Again, in a case note to Ann. Cas. 1915D, p. 675, the general rule is stated to be that the trial court may detail to the jury the ills attendant on a disagreement and the improbability of securing a more honest or intelligent jury to try the case again in the event of a mistrial, and the evils of a hung jury generally.
This court has, in effect, adopted the general rule just stated, and has held that the trial court may warn the jury to lay aside all pride of opinion and consult with each other for the purpose of harmonizing their views, if possible, under the evidence, and that it was their duty to apply the law as given by the court to the facts in the case and deal with each other in a spirit of candor in order to arrive at a verdict. Evans v. State, 165 Ark. 424; Benson v. State, 149 Ark. 633, and cases cited; Mallory v. State, 141 Ark. 496; and Clarkson v. State,168 Ark. 1122.

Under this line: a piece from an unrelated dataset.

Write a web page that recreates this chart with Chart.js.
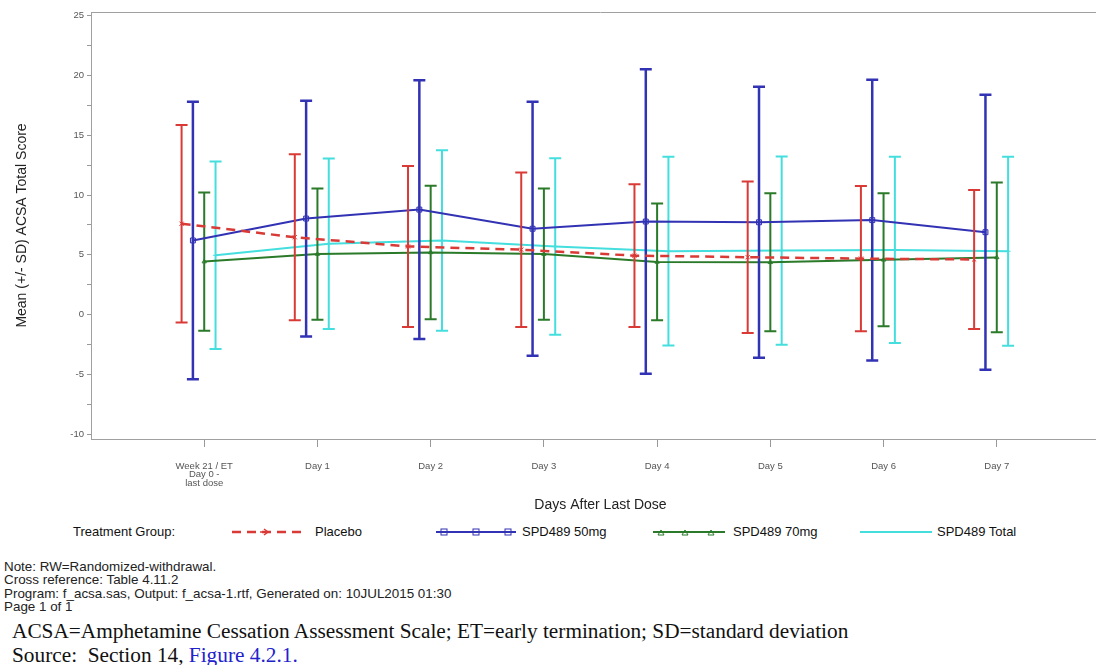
<!DOCTYPE html>
<html><head><meta charset="utf-8">
<script src="https://cdn.jsdelivr.net/npm/chart.js@4/dist/chart.umd.min.js"></script>
<style>
html,body{margin:0;padding:0;background:#fff;overflow:hidden;width:1096px;height:665px;}
#wrap{position:absolute;left:0;top:0;width:1115px;height:520px;}
.leg{position:absolute;top:524px;font:13px "Liberation Sans",Arial,sans-serif;color:#111;line-height:16px;white-space:nowrap;}
.legsvg{position:absolute;top:524px;height:16px;}
#notes{position:absolute;left:4px;top:560px;font:13.4px "Liberation Sans",Arial,sans-serif;color:#222;line-height:13.3px;white-space:nowrap;}
#src{position:absolute;left:12px;top:619px;font:21.3px "Liberation Serif","Times New Roman",serif;color:#111;line-height:24px;white-space:nowrap;}
#src a{color:#2222cc;text-decoration:none;}
</style>
</head><body>
<div id="wrap"><canvas id="c" width="1115" height="520"></canvas></div>

<div class="leg" style="left:73px">Treatment Group:</div>
<svg class="legsvg" style="left:228px" width="80" height="16">
  <line x1="4" y1="8" x2="74" y2="8" stroke="#d93a36" stroke-width="2.5" stroke-dasharray="9,6"/>
  <path d="M36 5 L40 8 L36 11 M40 8 L32 8" stroke="#d93a36" stroke-width="1.5" fill="none"/>
</svg>
<div class="leg" style="left:315px">Placebo</div>
<svg class="legsvg" style="left:432px" width="90" height="16">
  <line x1="4" y1="8" x2="84" y2="8" stroke="#3232b4" stroke-width="2"/>
  <rect x="9" y="5" width="6" height="6" stroke="#3232b4" fill="none" stroke-width="1"/>
  <rect x="41" y="5" width="6" height="6" stroke="#3232b4" fill="none" stroke-width="1"/>
  <rect x="73" y="5" width="6" height="6" stroke="#3232b4" fill="none" stroke-width="1"/>
</svg>
<div class="leg" style="left:522px">SPD489 50mg</div>
<svg class="legsvg" style="left:650px" width="80" height="16">
  <line x1="3" y1="8" x2="75" y2="8" stroke="#2a7a2a" stroke-width="2"/>
  <path d="M11 6 L14 11 L8 11 Z M35 6 L38 11 L32 11 Z M61 6 L64 11 L58 11 Z" stroke="#2a7a2a" fill="none" stroke-width="1"/>
</svg>
<div class="leg" style="left:733px">SPD489 70mg</div>
<svg class="legsvg" style="left:857px" width="80" height="16">
  <line x1="3" y1="8" x2="75" y2="8" stroke="#45dede" stroke-width="2"/>
</svg>
<div class="leg" style="left:937px">SPD489 Total</div>

<div id="notes">Note: RW=Randomized-withdrawal.<br>Cross reference: Table 4.11.2<br>Program: f_acsa.sas, Output: f_acsa-1.rtf, Generated on: 10JUL2015 01:30<br>Page 1 of 1</div>
<div id="src">ACSA=Amphetamine Cessation Assessment Scale; ET=early termination; SD=standard deviation<br>Source:&nbsp; Section 14, <a>Figure 4.2.1.</a></div>

<script>
// ---- data ----
const categories = [["Week 21 / ET", "Day 0 -", "last dose"], "Day 1", "Day 2", "Day 3", "Day 4", "Day 5", "Day 6", "Day 7"];
const seriesNames = ["Placebo", "SPD489 50mg", "SPD489 70mg", "SPD489 Total"];
const placeboMean = [7.6, 6.47, 5.7, 5.43, 4.93, 4.8, 4.68, 4.61];
const placeboSD   = [8.26, 6.94, 6.73, 6.46, 5.97, 6.33, 6.08, 5.81];
const spd50Mean   = [6.2, 8.03, 8.78, 7.18, 7.78, 7.72, 7.9, 6.89];
const spd50SD     = [11.6, 9.86, 10.82, 10.62, 12.73, 11.33, 11.74, 11.5];
const spd70Mean   = [4.43, 5.06, 5.2, 5.06, 4.4, 4.37, 4.58, 4.78];
const spd70SD     = [5.77, 5.48, 5.58, 5.48, 4.88, 5.77, 5.56, 6.26];
const totalMean   = [4.96, 5.93, 6.2, 5.7, 5.3, 5.35, 5.41, 5.3];
const totalSD     = [7.84, 7.13, 7.55, 7.38, 7.89, 7.86, 7.79, 7.9];
const yTickLabels = ["-10", "-5", "0", "5", "10", "15", "20", "25"];

// ---- styles ----
const styles = [
  {mean: placeboMean, sd: placeboSD, color: '#d93a36', offset: -0.2, dash: [9, 6], width: 2.5, errW: 2, pointStyle: 'crossRot', pr: 3, bg: 'rgba(0,0,0,0)'},
  {mean: spd50Mean, sd: spd50SD, color: '#3232b4', offset: -0.1, dash: [], width: 2, errW: 2.5, pointStyle: 'rect', pr: 3.5, bg: 'rgba(50,50,180,0.2)'},
  {mean: spd70Mean, sd: spd70SD, color: '#2a7a2a', offset: 0, dash: [], width: 2, errW: 2, pointStyle: 'triangle', pr: 2.5, bg: 'rgba(0,0,0,0)'},
  {mean: totalMean, sd: totalSD, color: '#45dede', offset: 0.1, dash: [], width: 2, errW: 2, pointStyle: 'cross', pr: 2.5, bg: 'rgba(0,0,0,0)'}
];

const datasets = styles.map((s, k) => ({
  label: seriesNames[k],
  data: s.mean.map((m, i) => ({x: i + s.offset, y: m})),
  sd: s.sd,
  borderColor: s.color,
  backgroundColor: s.bg,
  borderWidth: s.width,
  borderDash: s.dash,
  errW: s.errW,
  pointStyle: s.pointStyle,
  pointRadius: s.pr,
  pointBorderWidth: 1,
  pointBorderColor: s.color,
  pointBackgroundColor: s.bg,
  tension: 0,
  fill: false
}));

const errorBars = {
  id: 'errorBars',
  afterDatasetDraw(chart, args) {
    const ds = chart.data.datasets[args.index];
    const xs = chart.scales.x, ys = chart.scales.y, c = chart.ctx;
    c.save();
    c.strokeStyle = ds.borderColor;
    c.lineWidth = ds.errW;
    c.setLineDash([]);
    ds.data.forEach((p, i) => {
      const px = xs.getPixelForValue(p.x);
      const t = ys.getPixelForValue(p.y + ds.sd[i]);
      const b = ys.getPixelForValue(p.y - ds.sd[i]);
      c.beginPath();
      c.moveTo(px, t); c.lineTo(px, b);
      c.moveTo(px - 6, t); c.lineTo(px + 6, t);
      c.moveTo(px - 6, b); c.lineTo(px + 6, b);
      c.stroke();
    });
    c.restore();
  }
};

const topBorder = {
  id: 'topBorder',
  afterDraw(chart) {
    const a = chart.chartArea, c = chart.ctx;
    c.save();
    c.strokeStyle = '#a0a0a0';
    c.lineWidth = 1;
    c.beginPath();
    c.moveTo(a.left, a.top + 0.5);
    c.lineTo(a.right, a.top + 0.5);
    c.stroke();
    c.restore();
  }
};

new Chart(document.getElementById('c'), {
  type: 'line',
  data: {datasets},
  plugins: [errorBars, topBorder],
  options: {
    responsive: false,
    animation: false,
    layout: {padding: {left: 0, right: 4, top: 12, bottom: 6}},
    plugins: {legend: {display: false}, tooltip: {enabled: false}},
    scales: {
      x: {
        type: 'linear', min: -1, max: 8,
        afterBuildTicks: s => { s.ticks = categories.map((_, i) => ({value: i})); },
        afterFit: s => { s.height = 75; },
        grid: {drawOnChartArea: false, drawTicks: true, tickLength: 8, color: '#999'},
        border: {display: true, color: '#a0a0a0', width: 1},
        ticks: {
          autoSkip: false, maxRotation: 0, padding: 15, color: '#555',
          font: {family: 'Liberation Sans, Arial, sans-serif', size: 9.5, lineHeight: 0.9},
          callback: v => categories[v]
        },
        title: {
          display: true, text: 'Days After Last Dose', color: '#222',
          font: {family: 'Liberation Sans, Arial, sans-serif', size: 14},
          padding: {top: 0, bottom: 0}
        }
      },
      y: {
        min: -10.4, max: 25.3,
        afterBuildTicks: s => {
          const t = [];
          for (let v = -10; v <= 25; v += 2.5) t.push({value: v});
          s.ticks = t;
        },
        afterFit: s => { s.width = 91; },
        grid: {drawOnChartArea: false, drawTicks: true, tickLength: 4, color: '#999'},
        border: {display: true, color: '#a0a0a0', width: 1},
        ticks: {
          padding: 3, color: '#555',
          font: {family: 'Liberation Sans, Arial, sans-serif', size: 9.5},
          callback: v => (v % 5 === 0 ? yTickLabels[(v + 10) / 5] : '')
        },
        title: {
          display: true, text: 'Mean (+/- SD) ACSA Total Score', color: '#222',
          font: {family: 'Liberation Sans, Arial, sans-serif', size: 14},
          padding: {top: 14}
        }
      }
    }
  }
});
</script>
</body></html>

There was nothing in the instruction in the case at bar which tended to coerce the jury. It merely admonished them as to their duty in harmonizing their views, and did not contain any statement that over-emphasized the importance of an agreement. It will be noticed that *Page 1073 the court did not in any sense advise the jury that an agreement should be reached in, violation of the honest conviction of any of the jurors.
We have carefully read and considered the record, and find no reversible error in it. The judgment will therefore be affirmed.